Aim of the task -
Copy all lines below exactly as written. Leave pictures out.

Raw data -

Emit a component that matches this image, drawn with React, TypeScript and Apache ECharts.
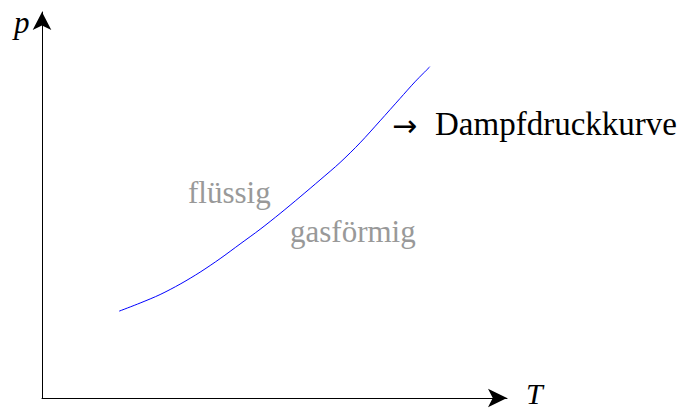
import React, { useEffect, useRef } from "react";
import * as echarts from "echarts";

// Vapour-pressure curve: temperature T (x) vs pressure p (y), arbitrary units
const curveT = [1.66, 2.11, 2.54, 2.97, 3.4, 3.83, 4.26, 4.69, 5.12, 5.55, 5.98, 6.41, 6.84, 7.27, 7.7, 8.02, 8.34];
const curveP = [2.25, 2.46, 2.68, 2.95, 3.26, 3.61, 3.99, 4.37, 4.78, 5.21, 5.65, 6.1, 6.61, 7.18, 7.76, 8.19, 8.58];

const axisXLabel = "T";
const axisYLabel = "p";
const curveLabel = "Dampfdruckkurve";
const regionLabels = ["flüssig", "gasförmig"];

export default function App() {
  const ref = useRef<HTMLDivElement>(null);

  useEffect(() => {
    if (!ref.current) return;
    const chart = echarts.init(ref.current, null, { renderer: "svg" });
    const data = curveT.map((t, i) => [t, curveP[i]]);
    const txt = (text: string, x: number, y: number, size: number, fill: string, family: string, italic = false) => ({
      type: "text",
      x,
      y,
      style: {
        text,
        fontFamily: family,
        fontSize: size,
        fontStyle: italic ? "italic" : "normal",
        fill,
        textAlign: "left",
        textVerticalAlign: "middle",
      },
    });
    chart.setOption({
      animation: false,
      grid: { left: 42, right: 173, top: 12, bottom: 10, containLabel: false },
      xAxis: {
        type: "value",
        min: 0,
        max: 10,
        axisLine: {
          show: true,
          onZero: false,
          lineStyle: { color: "#000", width: 1 },
          symbol: ["none", "arrow"],
          symbolSize: [14, 19],
        },
        axisTick: { show: false },
        axisLabel: { show: false },
        splitLine: { show: false },
      },
      yAxis: {
        type: "value",
        min: 0,
        max: 10,
        axisLine: {
          show: true,
          onZero: false,
          lineStyle: { color: "#000", width: 1 },
          symbol: ["none", "arrow"],
          symbolSize: [14, 18],
        },
        axisTick: { show: false },
        axisLabel: { show: false },
        splitLine: { show: false },
      },
      series: [
        {
          type: "line",
          data,
          smooth: 0.3,
          showSymbol: false,
          symbol: "none",
          lineStyle: { color: "#0000ff", width: 1 },
        },
      ],
      graphic: [
        txt(axisYLabel, 14, 22.5, 31, "#000", "serif", true),
        txt(axisXLabel, 526, 393, 30, "#000", "serif", true),
        txt("→", 392, 125, 30, "#000", "DejaVu Sans"),
        txt(curveLabel, 435, 123.5, 33, "#000", "serif"),
        txt(regionLabels[0], 188, 192.5, 31, "#999999", "Liberation Serif"),
        txt(regionLabels[1], 290, 231.5, 31, "#999999", "Times New Roman"),
      ],
    });
    return () => chart.dispose();
  }, []);

  return (
    <div
      ref={ref}
      style={{ position: "fixed", left: 0, top: 0, width: 680, height: 408, background: "#fff" }}
    />
  );
}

Task result -
Emit a component that matches this image, drawn with React, TypeScript and Apache ECharts.
import React, { useEffect, useRef } from "react";
import * as echarts from "echarts";

// Vapour-pressure curve: temperature T (x) vs pressure p (y), arbitrary units
const curveT = [1.66, 2.11, 2.54, 2.97, 3.4, 3.83, 4.26, 4.69, 5.12, 5.55, 5.98, 6.41, 6.84, 7.27, 7.7, 8.02, 8.34];
const curveP = [2.25, 2.46, 2.68, 2.95, 3.26, 3.61, 3.99, 4.37, 4.78, 5.21, 5.65, 6.1, 6.61, 7.18, 7.76, 8.19, 8.58];

const axisXLabel = "T";
const axisYLabel = "p";
const curveLabel = "Dampfdruckkurve";
const regionLabels = ["flüssig", "gasförmig"];

export default function App() {
  const ref = useRef<HTMLDivElement>(null);

  useEffect(() => {
    if (!ref.current) return;
    const chart = echarts.init(ref.current, null, { renderer: "svg" });
    const data = curveT.map((t, i) => [t, curveP[i]]);
    const txt = (text: string, x: number, y: number, size: number, fill: string, family: string, italic = false) => ({
      type: "text",
      x,
      y,
      style: {
        text,
        fontFamily: family,
        fontSize: size,
        fontStyle: italic ? "italic" : "normal",
        fill,
        textAlign: "left",
        textVerticalAlign: "middle",
      },
    });
    chart.setOption({
      animation: false,
      grid: { left: 42, right: 173, top: 12, bottom: 10, containLabel: false },
      xAxis: {
        type: "value",
        min: 0,
        max: 10,
        axisLine: {
          show: true,
          onZero: false,
          lineStyle: { color: "#000", width: 1 },
          symbol: ["none", "arrow"],
          symbolSize: [14, 19],
        },
        axisTick: { show: false },
        axisLabel: { show: false },
        splitLine: { show: false },
      },
      yAxis: {
        type: "value",
        min: 0,
        max: 10,
        axisLine: {
          show: true,
          onZero: false,
          lineStyle: { color: "#000", width: 1 },
          symbol: ["none", "arrow"],
          symbolSize: [14, 18],
        },
        axisTick: { show: false },
        axisLabel: { show: false },
        splitLine: { show: false },
      },
      series: [
        {
          type: "line",
          data,
          smooth: 0.3,
          showSymbol: false,
          symbol: "none",
          lineStyle: { color: "#0000ff", width: 1 },
        },
      ],
      graphic: [
        txt(axisYLabel, 14, 22.5, 31, "#000", "serif", true),
        txt(axisXLabel, 526, 393, 30, "#000", "serif", true),
        txt("→", 392, 125, 30, "#000", "DejaVu Sans"),
        txt(curveLabel, 435, 123.5, 33, "#000", "serif"),
        txt(regionLabels[0], 188, 192.5, 31, "#999999", "Liberation Serif"),
        txt(regionLabels[1], 290, 231.5, 31, "#999999", "Times New Roman"),
      ],
    });
    return () => chart.dispose();
  }, []);

  return (
    <div
      ref={ref}
      style={{ position: "fixed", left: 0, top: 0, width: 680, height: 408, background: "#fff" }}
    />
  );
}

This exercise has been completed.